### Task
Skipping all pictures, set down the lines of the listing from the first through the one with "shapes, annos = [], []".

### Data excerpt

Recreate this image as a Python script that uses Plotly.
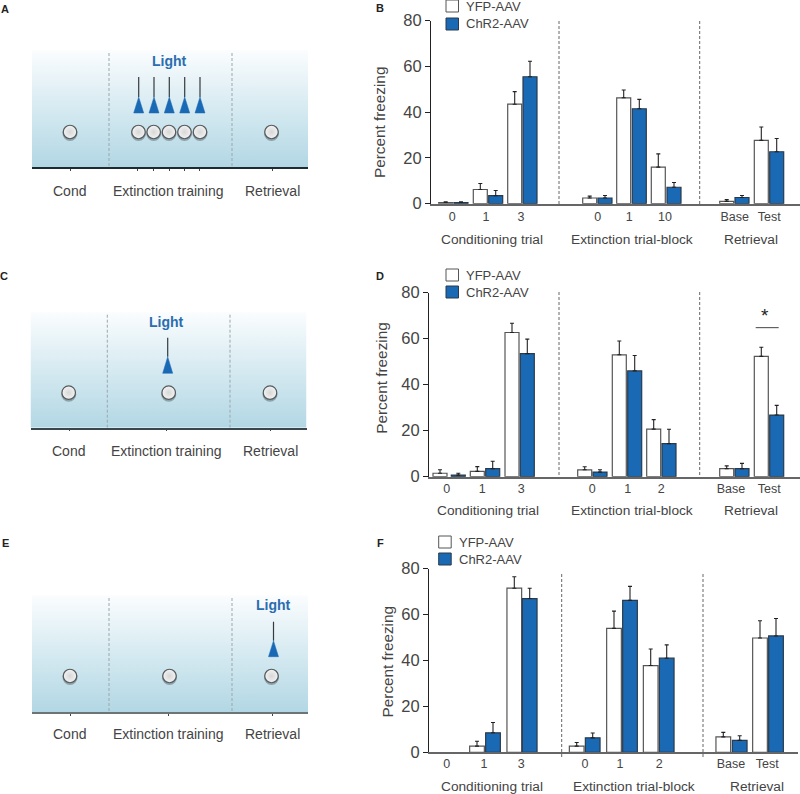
import plotly.graph_objects as go

W, H = 800, 794
BLUE = "#1a69b5"
TXT = "#444444"
FONT = "Liberation Sans, Arial, sans-serif"

# ---------- data: percent freezing ----------
tick_b = ["0", "1", "3", "0", "1", "10", "Base", "Test"]
tick_d = ["0", "1", "3", "0", "1", "2", "Base", "Test"]
tick_f = ["0", "1", "3", "0", "1", "2", "Base", "Test"]
group_labels = ["Conditioning trial", "Extinction trial-block", "Retrieval"]
y_ticks = [0, 20, 40, 60, 80]

yfp_b = [0.5, 6.2, 43.5, 2.5, 46.3, 16.0, 1.0, 27.7]
yfp_b_err = [0.3, 2.6, 5.5, 0.8, 3.4, 5.8, 0.8, 5.8]
chr_b = [0.5, 3.5, 55.5, 2.5, 41.5, 7.2, 2.7, 22.7]
chr_b_err = [0.3, 2.3, 6.8, 1.1, 4.1, 2.1, 0.9, 5.8]

yfp_d = [1.5, 2.3, 62.7, 3.0, 53.0, 20.7, 3.5, 52.3]
yfp_d_err = [1.5, 2.1, 4.0, 1.3, 6.0, 4.1, 1.2, 4.0]
chr_d = [0.7, 3.5, 53.5, 2.0, 46.0, 14.4, 3.5, 26.8]
chr_d_err = [0.8, 3.2, 6.3, 1.0, 6.7, 6.2, 2.3, 4.2]

yfp_f = [None, 2.7, 71.5, 2.7, 54.0, 37.8, 6.7, 49.8]
yfp_f_err = [None, 2.1, 5.0, 1.6, 7.5, 7.2, 2.0, 7.5]
chr_f = [None, 8.5, 67.0, 6.3, 66.2, 41.0, 5.2, 50.7]
chr_f_err = [None, 4.5, 4.5, 2.1, 6.1, 5.8, 2.0, 7.6]

# ---------- layout positions, in page pixels ----------
xp_yfp_b = [445.7, 480.3, 514.7, 589.7, 623.7, 658.3, 726.7, 761.3]
xp_chr_b = [461.0, 495.7, 530.0, 605.0, 639.3, 674.0, 742.0, 776.7]
xp_tick_b = [452.3, 486.0, 521.0, 597.7, 629.3, 665.0, 734.7, 769.3]

xp_yfp_d = [440.0, 477.3, 512.0, 584.7, 619.3, 653.7, 726.7, 761.3]
xp_chr_d = [458.3, 492.7, 527.3, 600.0, 634.7, 669.0, 742.0, 776.7]
xp_tick_d = [446.7, 482.3, 521.3, 592.3, 627.7, 661.3, 731.0, 769.3]

xp_yfp_f = [440.0, 477.0, 514.3, 576.7, 614.0, 650.7, 723.3, 760.0]
xp_chr_f = [458.3, 493.0, 529.7, 592.7, 630.0, 666.7, 739.7, 776.0]
xp_tick_f = [446.7, 484.0, 521.3, 585.0, 620.0, 659.3, 731.0, 767.3]

px = lambda x: x / W
py = lambda y: 1 - y / H

fig = go.Figure()
shapes, annos = [], []


def text(x, y, s, size, color=TXT, bold=False, angle=0, anchor="center"):
    annos.append(dict(xref="paper", yref="paper", x=px(x), y=py(y), text=f"<b>{s}</b>" if bold else s,
                      showarrow=False, xanchor=anchor, yanchor="middle", textangle=angle,
                      font=dict(family=FONT, size=size, color=color)))


def bar_panel(n, x0, x1, ytop, ybase, yfp, yfp_err, chr_, chr_err, xy, xc, xt, ticks, dash_x, dash_top, dash_bot,
              ytitle, cats, cat_y, leg_x, leg_y, tick_y, bar_w):
    xa, ya = f"xaxis{n}", f"yaxis{n}"
    xr, yr = f"x{n}", f"y{n}"
    fig.update_layout({
        xa: dict(domain=[px(x0), px(x1)], range=[x0, x1], anchor=yr, showgrid=False, zeroline=False, automargin=False,
                 showline=True, linecolor="#666666", linewidth=2, ticks="", tickvals=xt, ticktext=ticks,
                 ticklabelstandoff=int(tick_y - ybase - 14),
                 tickfont=dict(family=FONT, size=12.5, color=TXT)),
        ya: dict(domain=[py(ybase), py(ytop)], range=[0, 80], anchor=xr, showgrid=False, zeroline=False,
                 automargin=False,
                 showline=True, linecolor="#222222", linewidth=1, ticks="outside", ticklen=5, tickcolor="#222222",
                 tickwidth=1, tickvals=y_ticks, tickfont=dict(family=FONT, size=16.5, color=TXT)),
    })
    for name, xs, v, e, fill, edge in [("YFP-AAV", xy, yfp, yfp_err, "white", "#555555"),
                                       ("ChR2-AAV", xc, chr_, chr_err, BLUE, "#2b3a4a")]:
        fig.add_trace(go.Bar(x=xs, y=v, width=bar_w, name=name, showlegend=False, xaxis=xr, yaxis=yr,
                             marker=dict(color=fill, line=dict(color=edge, width=1.2)),
                             error_y=dict(type="data", symmetric=False, array=e, arrayminus=[0] * len(e),
                                          color="#222222", thickness=1.1, width=2)))
    for dx in dash_x:
        shapes.append(dict(type="line", xref="paper", yref="paper", x0=px(dx), x1=px(dx), y0=py(dash_top),
                           y1=py(dash_bot), line=dict(color="#666666", width=1, dash="3px,2px")))
    text(ytitle[0], ytitle[1], "Percent freezing", 15.3, angle=-90)
    for (cx, lab) in zip(cats, group_labels):
        text(cx, cat_y, lab, 13.7)
    # legend swatches
    for (top, s, fill, edge) in [(leg_y[0], "YFP-AAV", "white", "#555555"), (leg_y[1], "ChR2-AAV", BLUE, "#2b3a4a")]:
        shapes.append(dict(type="rect", xref="paper", yref="paper", x0=px(leg_x), x1=px(leg_x + 12.5),
                           y0=py(top - 6), y1=py(top + 6), fillcolor=fill, line=dict(color=edge, width=1)))
        text(leg_x + 18, top, s, 13, anchor="left")


bar_panel(1, 431, 800, 20.7, 203.7, yfp_b, yfp_b_err, chr_b, chr_b_err, xp_yfp_b, xp_chr_b, xp_tick_b, tick_b,
          [559, 699.7], 21, 204, (380, 123), [491.7, 631.7, 750.7], 239, 446, (6, 24), 217, 14)
bar_panel(2, 429, 800, 292.7, 476.7, yfp_d, yfp_d_err, chr_d, chr_d_err, xp_yfp_d, xp_chr_d, xp_tick_d, tick_d,
          [559, 699.7], 292, 476.7, (380.7, 378), [488, 631.7, 750.7], 510.7, 446, (275, 292), 489, 14)
bar_panel(3, 429, 798, 568.7, 752.3, yfp_f, yfp_f_err, chr_f, chr_f_err, xp_yfp_f, xp_chr_f, xp_tick_f, tick_f,
          [561.7, 703], 574, 757, (387.7, 661.7), [491.7, 634.3, 756.7], 786.7, 438.7, (542, 559), 765, 14.7)

# significance bar, panel D
sig_y = 64.8
shapes.append(dict(type="line", xref="x2", yref="y2", x0=755.7, x1=778.7, y0=sig_y, y1=sig_y,
                   line=dict(color="#444444", width=1)))
text(765, 315, "*", 19, color="#222222")


def schematic(n, x0, x1, top, bottom, dashes, circles, circle_y, ticks, lights, tri_top, tri_bot, needle_top,
              light_xy, labels_x, label_y, axis_color):
    xa, ya = f"xaxis{n}", f"yaxis{n}"
    xr, yr = f"x{n}", f"y{n}"
    fig.update_layout({
        xa: dict(domain=[px(x0), px(x1)], range=[x0, x1], anchor=yr, showgrid=False, zeroline=False, showline=True,
                 automargin=False,
                 linecolor=axis_color, linewidth=1.5, ticks="outside", ticklen=2, tickcolor="#444444", tickwidth=1,
                 tickvals=ticks, showticklabels=False),
        ya: dict(domain=[py(bottom), py(top)], range=[bottom, top], anchor=xr, visible=False, automargin=False),
    })
    fig.add_trace(go.Scatter(x=[x0, x1, x1, x0, x0], y=[top, top, bottom, bottom, top], mode="lines",
                             line=dict(width=0), fill="toself", xaxis=xr, yaxis=yr, showlegend=False,
                             hoverinfo="skip",
                             fillgradient=dict(type="vertical",
                                               colorscale=[[0, "#b2d7e4"], [0.5, "#d6eaf1"], [1, "#fbfdfe"]])))
    for dx in dashes:
        fig.add_trace(go.Scatter(x=[dx, dx], y=[top + 3, bottom], mode="lines", xaxis=xr, yaxis=yr, showlegend=False,
                                 line=dict(color="#9aa7ad", width=1, dash="3px,2px"), hoverinfo="skip"))
    # needles and cones
    nx, ny, tx, ty = [], [], [], []
    for lx in lights:
        nx += [lx, lx, None]
        ny += [needle_top, tri_top, None]
        tx += [lx - 5, lx, lx + 5, lx - 5, None]
        ty += [tri_bot, tri_top, tri_bot, tri_bot, None]
    fig.add_trace(go.Scatter(x=nx, y=ny, mode="lines", xaxis=xr, yaxis=yr, showlegend=False, hoverinfo="skip",
                             line=dict(color="#333a40", width=1.2)))
    fig.add_trace(go.Scatter(x=tx, y=ty, mode="lines", xaxis=xr, yaxis=yr, showlegend=False, hoverinfo="skip",
                             fill="toself", fillcolor=BLUE, line=dict(color=BLUE, width=0.5)))
    # circles with a soft shadow
    fig.add_trace(go.Scatter(x=circles, y=[circle_y + 1.5] * len(circles), mode="markers", xaxis=xr, yaxis=yr,
                             showlegend=False, hoverinfo="skip",
                             marker=dict(size=15, color="rgba(40,50,55,0.35)", line=dict(width=0))))
    fig.add_trace(go.Scatter(x=circles, y=[circle_y] * len(circles), mode="markers", xaxis=xr, yaxis=yr,
                             showlegend=False, hoverinfo="skip",
                             marker=dict(size=13.5, color="#f4f3f3", gradient=dict(type="radial", color="#d8d7d8"),
                                         line=dict(color="#555a5c", width=1.2))))
    text(light_xy[0], light_xy[1], "Light", 14, color="#2a6db0", bold=True)
    for lx, s in zip(labels_x, ["Cond", "Extinction training", "Retrieval"]):
        text(lx, label_y, s, 14)


schematic(4, 32, 308, 50, 167, [109, 232], [70, 138.5, 153.7, 169, 184.5, 200, 271.5], 132,
          [70.7, 137.7, 153.3, 169, 184.3, 199.3, 272.3], [138.7, 154, 169.3, 184.7, 200], 97, 113, 77,
          (169, 61), [69, 168, 272], 191, "#1d2b33")
schematic(5, 30.5, 306.5, 311.7, 427.7, [107.3, 230], [68.7, 168.7, 270], 392.7,
          [69.7, 166.7, 270.3], [167.7], 356.7, 373.3, 337.7, (166.7, 322.3), [68, 166.7, 270], 451, "#3a474e")
schematic(6, 32, 308, 595, 712, [109, 232], [70, 169.5, 271.5], 676,
          [70.7, 168.3, 272.3], [273.5], 640.7, 656.7, 621.7, (273, 605), [69, 168, 272], 734, "#6d7478")

# panel letters
for (lx, ly, s) in [(5, 9, "A"), (380, 8, "B"), (4, 276, "C"), (380, 276, "D"), (5, 543, "E"), (380, 543, "F")]:
    text(lx, ly, s, 11, color="#222222", bold=True)

fig.update_layout(width=W, height=H, margin=dict(l=0, r=0, t=0, b=0), paper_bgcolor="white", plot_bgcolor="rgba(0,0,0,0)",
                  barmode="overlay", showlegend=False, shapes=shapes, annotations=annos,
                  font=dict(family=FONT, color=TXT))
fig.write_html("out.html", config={"displayModeBar": False}, default_width=W, default_height=H,
               post_script="document.body.style.margin='0';document.documentElement.style.overflow='hidden';")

### The answer
Recreate this image as a Python script that uses Plotly.
import plotly.graph_objects as go

W, H = 800, 794
BLUE = "#1a69b5"
TXT = "#444444"
FONT = "Liberation Sans, Arial, sans-serif"

# ---------- data: percent freezing ----------
tick_b = ["0", "1", "3", "0", "1", "10", "Base", "Test"]
tick_d = ["0", "1", "3", "0", "1", "2", "Base", "Test"]
tick_f = ["0", "1", "3", "0", "1", "2", "Base", "Test"]
group_labels = ["Conditioning trial", "Extinction trial-block", "Retrieval"]
y_ticks = [0, 20, 40, 60, 80]

yfp_b = [0.5, 6.2, 43.5, 2.5, 46.3, 16.0, 1.0, 27.7]
yfp_b_err = [0.3, 2.6, 5.5, 0.8, 3.4, 5.8, 0.8, 5.8]
chr_b = [0.5, 3.5, 55.5, 2.5, 41.5, 7.2, 2.7, 22.7]
chr_b_err = [0.3, 2.3, 6.8, 1.1, 4.1, 2.1, 0.9, 5.8]

yfp_d = [1.5, 2.3, 62.7, 3.0, 53.0, 20.7, 3.5, 52.3]
yfp_d_err = [1.5, 2.1, 4.0, 1.3, 6.0, 4.1, 1.2, 4.0]
chr_d = [0.7, 3.5, 53.5, 2.0, 46.0, 14.4, 3.5, 26.8]
chr_d_err = [0.8, 3.2, 6.3, 1.0, 6.7, 6.2, 2.3, 4.2]

yfp_f = [None, 2.7, 71.5, 2.7, 54.0, 37.8, 6.7, 49.8]
yfp_f_err = [None, 2.1, 5.0, 1.6, 7.5, 7.2, 2.0, 7.5]
chr_f = [None, 8.5, 67.0, 6.3, 66.2, 41.0, 5.2, 50.7]
chr_f_err = [None, 4.5, 4.5, 2.1, 6.1, 5.8, 2.0, 7.6]

# ---------- layout positions, in page pixels ----------
xp_yfp_b = [445.7, 480.3, 514.7, 589.7, 623.7, 658.3, 726.7, 761.3]
xp_chr_b = [461.0, 495.7, 530.0, 605.0, 639.3, 674.0, 742.0, 776.7]
xp_tick_b = [452.3, 486.0, 521.0, 597.7, 629.3, 665.0, 734.7, 769.3]

xp_yfp_d = [440.0, 477.3, 512.0, 584.7, 619.3, 653.7, 726.7, 761.3]
xp_chr_d = [458.3, 492.7, 527.3, 600.0, 634.7, 669.0, 742.0, 776.7]
xp_tick_d = [446.7, 482.3, 521.3, 592.3, 627.7, 661.3, 731.0, 769.3]

xp_yfp_f = [440.0, 477.0, 514.3, 576.7, 614.0, 650.7, 723.3, 760.0]
xp_chr_f = [458.3, 493.0, 529.7, 592.7, 630.0, 666.7, 739.7, 776.0]
xp_tick_f = [446.7, 484.0, 521.3, 585.0, 620.0, 659.3, 731.0, 767.3]

px = lambda x: x / W
py = lambda y: 1 - y / H

fig = go.Figure()
shapes, annos = [], []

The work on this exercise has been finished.